Code that draws figures:
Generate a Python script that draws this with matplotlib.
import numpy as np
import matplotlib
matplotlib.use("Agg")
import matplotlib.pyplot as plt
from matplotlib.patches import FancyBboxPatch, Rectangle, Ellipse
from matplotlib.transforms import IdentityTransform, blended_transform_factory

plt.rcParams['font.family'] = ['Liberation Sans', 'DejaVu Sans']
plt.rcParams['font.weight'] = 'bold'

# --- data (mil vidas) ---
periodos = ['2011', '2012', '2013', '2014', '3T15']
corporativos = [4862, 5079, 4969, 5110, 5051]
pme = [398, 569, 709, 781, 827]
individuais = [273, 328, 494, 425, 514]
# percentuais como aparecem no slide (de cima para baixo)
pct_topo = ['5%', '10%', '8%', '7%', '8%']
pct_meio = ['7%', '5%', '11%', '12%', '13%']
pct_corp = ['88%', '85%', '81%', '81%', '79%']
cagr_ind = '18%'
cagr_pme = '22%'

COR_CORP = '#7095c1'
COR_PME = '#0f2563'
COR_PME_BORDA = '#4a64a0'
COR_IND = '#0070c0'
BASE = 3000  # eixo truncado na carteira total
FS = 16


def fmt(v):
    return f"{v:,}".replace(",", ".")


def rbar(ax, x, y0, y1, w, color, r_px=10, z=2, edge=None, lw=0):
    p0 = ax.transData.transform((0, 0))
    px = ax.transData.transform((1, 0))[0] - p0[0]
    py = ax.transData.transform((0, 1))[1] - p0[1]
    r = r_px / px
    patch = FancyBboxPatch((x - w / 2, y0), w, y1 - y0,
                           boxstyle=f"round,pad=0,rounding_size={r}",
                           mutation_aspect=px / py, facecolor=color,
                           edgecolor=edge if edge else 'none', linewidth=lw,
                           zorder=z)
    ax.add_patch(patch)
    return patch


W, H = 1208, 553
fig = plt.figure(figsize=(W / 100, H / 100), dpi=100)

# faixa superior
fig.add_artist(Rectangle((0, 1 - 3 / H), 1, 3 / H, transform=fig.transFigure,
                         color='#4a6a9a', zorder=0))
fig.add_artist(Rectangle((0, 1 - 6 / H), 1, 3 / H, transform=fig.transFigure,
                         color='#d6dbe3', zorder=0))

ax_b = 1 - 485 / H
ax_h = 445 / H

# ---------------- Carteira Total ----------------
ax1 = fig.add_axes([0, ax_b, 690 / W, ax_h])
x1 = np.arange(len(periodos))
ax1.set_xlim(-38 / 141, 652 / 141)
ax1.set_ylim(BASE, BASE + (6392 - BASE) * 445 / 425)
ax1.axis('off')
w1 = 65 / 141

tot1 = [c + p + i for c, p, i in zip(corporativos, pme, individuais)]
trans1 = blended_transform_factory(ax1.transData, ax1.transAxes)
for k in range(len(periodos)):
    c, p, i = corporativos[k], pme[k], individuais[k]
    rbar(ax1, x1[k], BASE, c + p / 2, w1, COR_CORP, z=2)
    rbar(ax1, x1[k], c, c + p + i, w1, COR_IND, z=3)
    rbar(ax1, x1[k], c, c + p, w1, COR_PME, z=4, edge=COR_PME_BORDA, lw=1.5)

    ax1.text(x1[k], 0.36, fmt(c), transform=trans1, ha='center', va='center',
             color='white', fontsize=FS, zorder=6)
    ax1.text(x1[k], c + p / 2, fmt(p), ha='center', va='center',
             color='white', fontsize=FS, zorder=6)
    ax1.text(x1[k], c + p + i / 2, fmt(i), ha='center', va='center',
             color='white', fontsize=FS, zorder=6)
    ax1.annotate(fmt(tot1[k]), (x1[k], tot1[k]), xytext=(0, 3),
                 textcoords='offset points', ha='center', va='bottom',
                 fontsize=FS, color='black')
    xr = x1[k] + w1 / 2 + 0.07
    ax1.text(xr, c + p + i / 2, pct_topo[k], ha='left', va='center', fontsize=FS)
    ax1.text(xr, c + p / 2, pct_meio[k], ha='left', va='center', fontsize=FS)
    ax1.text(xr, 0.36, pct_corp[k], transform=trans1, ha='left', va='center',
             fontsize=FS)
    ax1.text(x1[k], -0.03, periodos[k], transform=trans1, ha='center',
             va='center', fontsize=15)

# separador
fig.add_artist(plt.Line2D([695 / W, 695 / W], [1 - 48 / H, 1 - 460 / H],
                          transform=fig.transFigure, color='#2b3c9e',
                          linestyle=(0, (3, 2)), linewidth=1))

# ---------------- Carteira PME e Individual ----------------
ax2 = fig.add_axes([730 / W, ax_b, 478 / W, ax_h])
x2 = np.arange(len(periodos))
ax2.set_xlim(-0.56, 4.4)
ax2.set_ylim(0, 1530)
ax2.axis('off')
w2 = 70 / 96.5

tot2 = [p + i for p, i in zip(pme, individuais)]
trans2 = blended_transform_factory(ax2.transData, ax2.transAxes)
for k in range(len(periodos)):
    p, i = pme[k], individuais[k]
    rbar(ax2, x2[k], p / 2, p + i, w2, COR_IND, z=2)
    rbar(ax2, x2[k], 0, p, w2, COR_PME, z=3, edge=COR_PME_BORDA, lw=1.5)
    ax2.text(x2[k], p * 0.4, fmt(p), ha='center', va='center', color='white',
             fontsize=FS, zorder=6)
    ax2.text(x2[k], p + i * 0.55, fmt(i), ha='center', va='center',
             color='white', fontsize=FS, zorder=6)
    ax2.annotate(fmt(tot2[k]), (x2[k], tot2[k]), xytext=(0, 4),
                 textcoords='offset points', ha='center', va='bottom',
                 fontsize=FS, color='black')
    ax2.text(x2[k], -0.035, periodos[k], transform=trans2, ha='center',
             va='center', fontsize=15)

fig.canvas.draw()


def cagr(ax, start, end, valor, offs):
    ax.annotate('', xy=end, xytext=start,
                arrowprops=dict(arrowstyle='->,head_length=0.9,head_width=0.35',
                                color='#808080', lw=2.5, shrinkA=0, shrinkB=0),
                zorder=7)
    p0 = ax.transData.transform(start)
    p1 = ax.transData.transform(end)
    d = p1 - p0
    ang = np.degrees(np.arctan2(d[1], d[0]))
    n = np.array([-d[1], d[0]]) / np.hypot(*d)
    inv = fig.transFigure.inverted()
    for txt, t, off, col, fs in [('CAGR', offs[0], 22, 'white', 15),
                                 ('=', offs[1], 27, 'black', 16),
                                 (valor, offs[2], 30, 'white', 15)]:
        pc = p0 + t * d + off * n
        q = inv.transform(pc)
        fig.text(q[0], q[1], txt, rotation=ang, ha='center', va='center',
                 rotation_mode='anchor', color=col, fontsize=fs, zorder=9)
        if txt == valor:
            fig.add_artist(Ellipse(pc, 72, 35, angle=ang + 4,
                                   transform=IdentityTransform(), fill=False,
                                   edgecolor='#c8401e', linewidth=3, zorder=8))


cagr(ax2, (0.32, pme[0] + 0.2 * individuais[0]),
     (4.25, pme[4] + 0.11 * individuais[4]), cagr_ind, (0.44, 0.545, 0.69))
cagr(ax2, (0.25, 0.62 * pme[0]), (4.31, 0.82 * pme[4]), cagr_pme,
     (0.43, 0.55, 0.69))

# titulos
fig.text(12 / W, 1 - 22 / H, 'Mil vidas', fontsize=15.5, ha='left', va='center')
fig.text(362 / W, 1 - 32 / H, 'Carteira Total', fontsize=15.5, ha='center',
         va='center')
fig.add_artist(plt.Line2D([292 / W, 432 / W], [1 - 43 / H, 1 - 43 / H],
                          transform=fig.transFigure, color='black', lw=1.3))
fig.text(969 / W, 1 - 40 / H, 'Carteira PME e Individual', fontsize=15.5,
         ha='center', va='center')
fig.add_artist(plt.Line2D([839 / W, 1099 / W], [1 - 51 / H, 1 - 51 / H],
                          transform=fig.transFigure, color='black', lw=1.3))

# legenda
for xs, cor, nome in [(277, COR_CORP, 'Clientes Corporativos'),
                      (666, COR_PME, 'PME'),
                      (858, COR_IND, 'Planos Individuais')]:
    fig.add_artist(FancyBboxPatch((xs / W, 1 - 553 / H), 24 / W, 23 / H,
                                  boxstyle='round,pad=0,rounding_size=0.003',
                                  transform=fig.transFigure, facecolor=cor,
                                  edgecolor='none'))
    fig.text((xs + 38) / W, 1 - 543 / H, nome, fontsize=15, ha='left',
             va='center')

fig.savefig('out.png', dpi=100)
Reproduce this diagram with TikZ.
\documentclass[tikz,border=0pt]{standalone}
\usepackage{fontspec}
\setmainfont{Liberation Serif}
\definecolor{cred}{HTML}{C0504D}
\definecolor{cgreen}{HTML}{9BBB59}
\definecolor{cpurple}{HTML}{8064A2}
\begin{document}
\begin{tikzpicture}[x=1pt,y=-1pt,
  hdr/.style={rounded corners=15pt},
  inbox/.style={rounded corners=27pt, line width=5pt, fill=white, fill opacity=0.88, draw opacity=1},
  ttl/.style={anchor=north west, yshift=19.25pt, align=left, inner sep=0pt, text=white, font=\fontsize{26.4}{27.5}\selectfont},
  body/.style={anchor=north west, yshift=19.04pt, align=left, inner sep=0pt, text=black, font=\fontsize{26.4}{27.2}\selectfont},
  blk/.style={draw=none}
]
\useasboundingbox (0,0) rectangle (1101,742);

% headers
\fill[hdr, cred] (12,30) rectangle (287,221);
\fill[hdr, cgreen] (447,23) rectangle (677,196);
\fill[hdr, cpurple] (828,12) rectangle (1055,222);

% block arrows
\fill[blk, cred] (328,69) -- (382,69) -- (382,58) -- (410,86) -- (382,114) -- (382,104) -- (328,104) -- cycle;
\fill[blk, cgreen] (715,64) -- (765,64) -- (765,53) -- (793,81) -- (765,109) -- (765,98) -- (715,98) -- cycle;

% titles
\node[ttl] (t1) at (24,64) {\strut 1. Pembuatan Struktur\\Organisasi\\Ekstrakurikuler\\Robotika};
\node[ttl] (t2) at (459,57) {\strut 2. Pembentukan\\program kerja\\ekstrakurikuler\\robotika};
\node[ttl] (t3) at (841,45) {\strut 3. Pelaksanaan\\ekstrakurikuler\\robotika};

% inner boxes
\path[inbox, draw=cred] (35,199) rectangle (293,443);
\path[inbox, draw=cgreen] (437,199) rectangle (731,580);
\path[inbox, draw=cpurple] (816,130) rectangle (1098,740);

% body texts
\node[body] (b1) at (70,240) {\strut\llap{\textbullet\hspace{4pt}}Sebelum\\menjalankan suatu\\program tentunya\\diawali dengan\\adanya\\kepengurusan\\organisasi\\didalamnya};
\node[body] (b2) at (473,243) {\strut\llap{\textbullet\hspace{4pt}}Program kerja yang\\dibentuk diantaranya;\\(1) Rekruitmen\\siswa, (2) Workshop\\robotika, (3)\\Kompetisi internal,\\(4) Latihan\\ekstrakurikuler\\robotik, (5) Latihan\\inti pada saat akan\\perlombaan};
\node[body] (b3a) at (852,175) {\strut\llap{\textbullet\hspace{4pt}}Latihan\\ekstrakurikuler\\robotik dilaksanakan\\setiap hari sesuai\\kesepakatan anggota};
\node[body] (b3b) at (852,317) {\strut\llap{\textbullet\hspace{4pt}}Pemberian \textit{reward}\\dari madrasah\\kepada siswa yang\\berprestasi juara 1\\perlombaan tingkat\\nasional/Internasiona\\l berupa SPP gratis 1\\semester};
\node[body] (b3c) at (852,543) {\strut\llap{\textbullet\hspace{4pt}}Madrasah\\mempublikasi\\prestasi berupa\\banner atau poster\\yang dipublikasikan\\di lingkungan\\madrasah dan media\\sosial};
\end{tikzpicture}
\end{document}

▸ Problem to solve:
Print the records above verbatim from their first line to the line containing "plt.rcParams['font.weight'] = 'bold'", both included, and stop there.

▸ Exercise response:
Generate a Python script that draws this with matplotlib.
import numpy as np
import matplotlib
matplotlib.use("Agg")
import matplotlib.pyplot as plt
from matplotlib.patches import FancyBboxPatch, Rectangle, Ellipse
from matplotlib.transforms import IdentityTransform, blended_transform_factory

plt.rcParams['font.family'] = ['Liberation Sans', 'DejaVu Sans']
plt.rcParams['font.weight'] = 'bold'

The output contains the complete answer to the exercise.